You are viewing a plain text version of this content. The canonical link for it is here.
Posted to dev@geode.apache.org by Leon Finker <le...@gmail.com> on 2021/03/04 19:19:36 UTC

Client Acceptor pool hangs

Hi,

We are encountering the following deadlock (pretty often) on 1.13.1:

1. Client (bridge) acceptor thread is locked up in this stack

"Handshaker 0.0.0.0/0.0.0.0:40011 Thread 2" #219 daemon prio=5
os_prio=0 tid=0x00007f755c007000 nid=0x44a2 runnable
[0x00007f75847c7000]
   java.lang.Thread.State: RUNNABLE
        at java.net.SocketInputStream.socketRead0(Native Method)
        at java.net.SocketInputStream.socketRead(SocketInputStream.java:116)
        at java.net.SocketInputStream.read(SocketInputStream.java:170)
        at java.net.SocketInputStream.read(SocketInputStream.java:141)
        at java.net.SocketInputStream.read(SocketInputStream.java:223)
        at org.apache.geode.internal.cache.tier.sockets.AcceptorImpl.getCommunicationModeForNonSelector(AcceptorImpl.java:1559)
        at org.apache.geode.internal.cache.tier.sockets.AcceptorImpl.handleNewClientConnection(AcceptorImpl.java:1430)
        at org.apache.geode.internal.cache.tier.sockets.AcceptorImpl.lambda$handOffNewClientConnection$4(AcceptorImpl.java:1341)
        at org.apache.geode.internal.cache.tier.sockets.AcceptorImpl$$Lambda$407/2146094985.run(Unknown
Source)
        at java.util.concurrent.ThreadPoolExecutor.runWorker(ThreadPoolExecutor.java:1142)
        at java.util.concurrent.ThreadPoolExecutor$Worker.run(ThreadPoolExecutor.java:617)
        at java.lang.Thread.run(Thread.java:745)

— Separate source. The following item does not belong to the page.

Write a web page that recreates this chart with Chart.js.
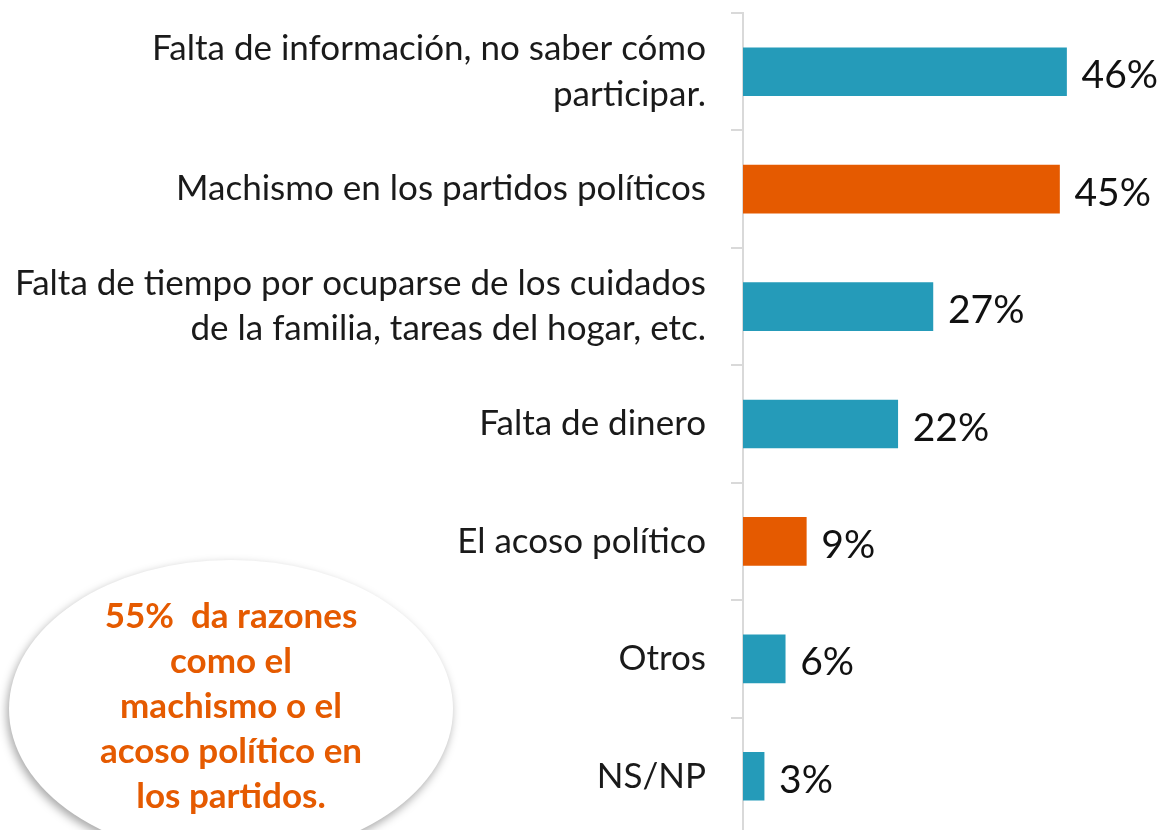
<!DOCTYPE html>
<html>
<head>
<meta charset="utf-8">
<script src="https://cdn.jsdelivr.net/npm/chart.js@4/dist/chart.umd.min.js"></script>
<style>
  html, body { margin: 0; padding: 0; background: #fff; overflow: hidden; }
  #wrap { position: relative; width: 1166px; height: 848px; }
</style>
</head>
<body>
<div id="wrap"><canvas id="razonesChart"></canvas></div>
<script>
const categories = [
    ['Falta de información, no saber cómo', 'participar.'],
    'Machismo en los partidos políticos',
    ['Falta de tiempo por ocuparse de los cuidados', 'de la familia, tareas del hogar, etc.'],
    'Falta de dinero',
    'El acoso político',
    'Otros',
    'NS/NP',
];
const values = [46, 45, 27, 22, 9, 6, 3];
const barColors = ['#259bb9', '#e55a00', '#259bb9', '#259bb9', '#e55a00', '#259bb9', '#259bb9'];
const calloutLines = ['55%  da razones', 'como el', 'machismo o el', 'acoso político en', 'los partidos.'];

const fontFamily = 'Lato, "Open Sans", sans-serif';

// white ellipse with the callout text, bottom left
const calloutPlugin = {
    id: 'callout',
    afterDraw(chart) {
        const ctx = chart.ctx;
        ctx.save();
        ctx.shadowColor = 'rgba(0,0,0,0.35)';
        ctx.shadowBlur = 10;
        ctx.shadowOffsetX = -2;
        ctx.shadowOffsetY = 4;
        ctx.fillStyle = '#ffffff';
        ctx.beginPath();
        ctx.ellipse(231, 709, 222, 149, 0, 0, Math.PI * 2);
        ctx.fill();
        ctx.restore();

        ctx.save();
        ctx.fillStyle = '#e55a00';
        ctx.font = 'bold 35px ' + fontFamily;
        ctx.textAlign = 'center';
        ctx.textBaseline = 'middle';
        calloutLines.forEach((line, i) => {
            ctx.fillText(line, 231, 617 + i * 45);
        });
        ctx.restore();
    },
};

// percentage labels at the end of each bar
const valueLabels = {
    id: 'valueLabels',
    afterDatasetsDraw(chart) {
        const ctx = chart.ctx;
        const meta = chart.getDatasetMeta(0);
        ctx.save();
        ctx.fillStyle = '#111';
        ctx.font = '39px ' + fontFamily;
        ctx.textAlign = 'left';
        ctx.textBaseline = 'middle';
        meta.data.forEach((bar, i) => {
            ctx.fillText(values[i] + '%', bar.x + 15, bar.y + 4);
        });
        ctx.restore();
    },
};

const ctx = document.getElementById('razonesChart').getContext('2d');
const razonesChart = new Chart(ctx, {
    type: 'bar',
    data: {
        labels: categories,
        datasets: [
            {
                data: values,
                backgroundColor: barColors,
                borderWidth: 0,
                barThickness: 48,
            },
        ],
    },
    options: {
        indexAxis: 'y',
        responsive: true,
        maintainAspectRatio: false,
        animation: false,
        layout: {
            padding: { top: 13, bottom: 13, right: 1, left: 0 },
        },
        plugins: {
            legend: { display: false },
            tooltip: { enabled: false },
        },
        scales: {
            x: {
                display: false,
                min: 0,
                max: 60,
            },
            y: {
                afterFit(scale) {
                    scale.width = 743; // keep the axis line where it is in the original
                    scale.paddingTop = 0;
                    scale.paddingBottom = 0;
                },
                border: {
                    color: '#d9d9d9',
                    width: 2,
                },
                grid: {
                    drawOnChartArea: false,
                    color: '#d9d9d9',
                    lineWidth: 2,
                    tickLength: 12,
                },
                ticks: {
                    color: '#1a1a1a',
                    padding: 25,
                    font: { family: fontFamily, size: 35, lineHeight: 1.29 },
                },
            },
        },
    },
    plugins: [valueLabels, calloutPlugin],
});
</script>
</body>
</html>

2. The 4 Handshaker threads for that pool are stuck in this stack
"Handshaker 0.0.0.0/0.0.0.0:40011 Thread 2" #219 daemon prio=5
os_prio=0 tid=0x00007f755c007000 nid=0x44a2 runnable
[0x00007f75847c7000]
   java.lang.Thread.State: RUNNABLE
        at java.net.SocketInputStream.socketRead0(Native Method)
        at java.net.SocketInputStream.socketRead(SocketInputStream.java:116)
        at java.net.SocketInputStream.read(SocketInputStream.java:170)
        at java.net.SocketInputStream.read(SocketInputStream.java:141)
        at java.net.SocketInputStream.read(SocketInputStream.java:223)
        at org.apache.geode.internal.cache.tier.sockets.AcceptorImpl.getCommunicationModeForNonSelector(AcceptorImpl.java:1559)
        at org.apache.geode.internal.cache.tier.sockets.AcceptorImpl.handleNewClientConnection(AcceptorImpl.java:1430)
        at org.apache.geode.internal.cache.tier.sockets.AcceptorImpl.lambda$handOffNewClientConnection$4(AcceptorImpl.java:1341)
        at org.apache.geode.internal.cache.tier.sockets.AcceptorImpl$$Lambda$407/2146094985.run(Unknown
Source)
        at java.util.concurrent.ThreadPoolExecutor.runWorker(ThreadPoolExecutor.java:1142)
        at java.util.concurrent.ThreadPoolExecutor$Worker.run(ThreadPoolExecutor.java:617)
        at java.lang.Thread.run(Thread.java:745)

Is there any reason there is no socket read timeout set here:
private CommunicationMode getCommunicationModeForNonSelector(Socket
socket) throws IOException {
    socket.setSoTimeout(0);
    socketCreator.forCluster().handshakeIfSocketIsSSL(socket, acceptTimeout);
    byte communicationModeByte = (byte) socket.getInputStream().read();

This blocks any new client connections to the server. Why not set read
timeout? For some reason it's explicitly set to  0 (infinite)...

Thank you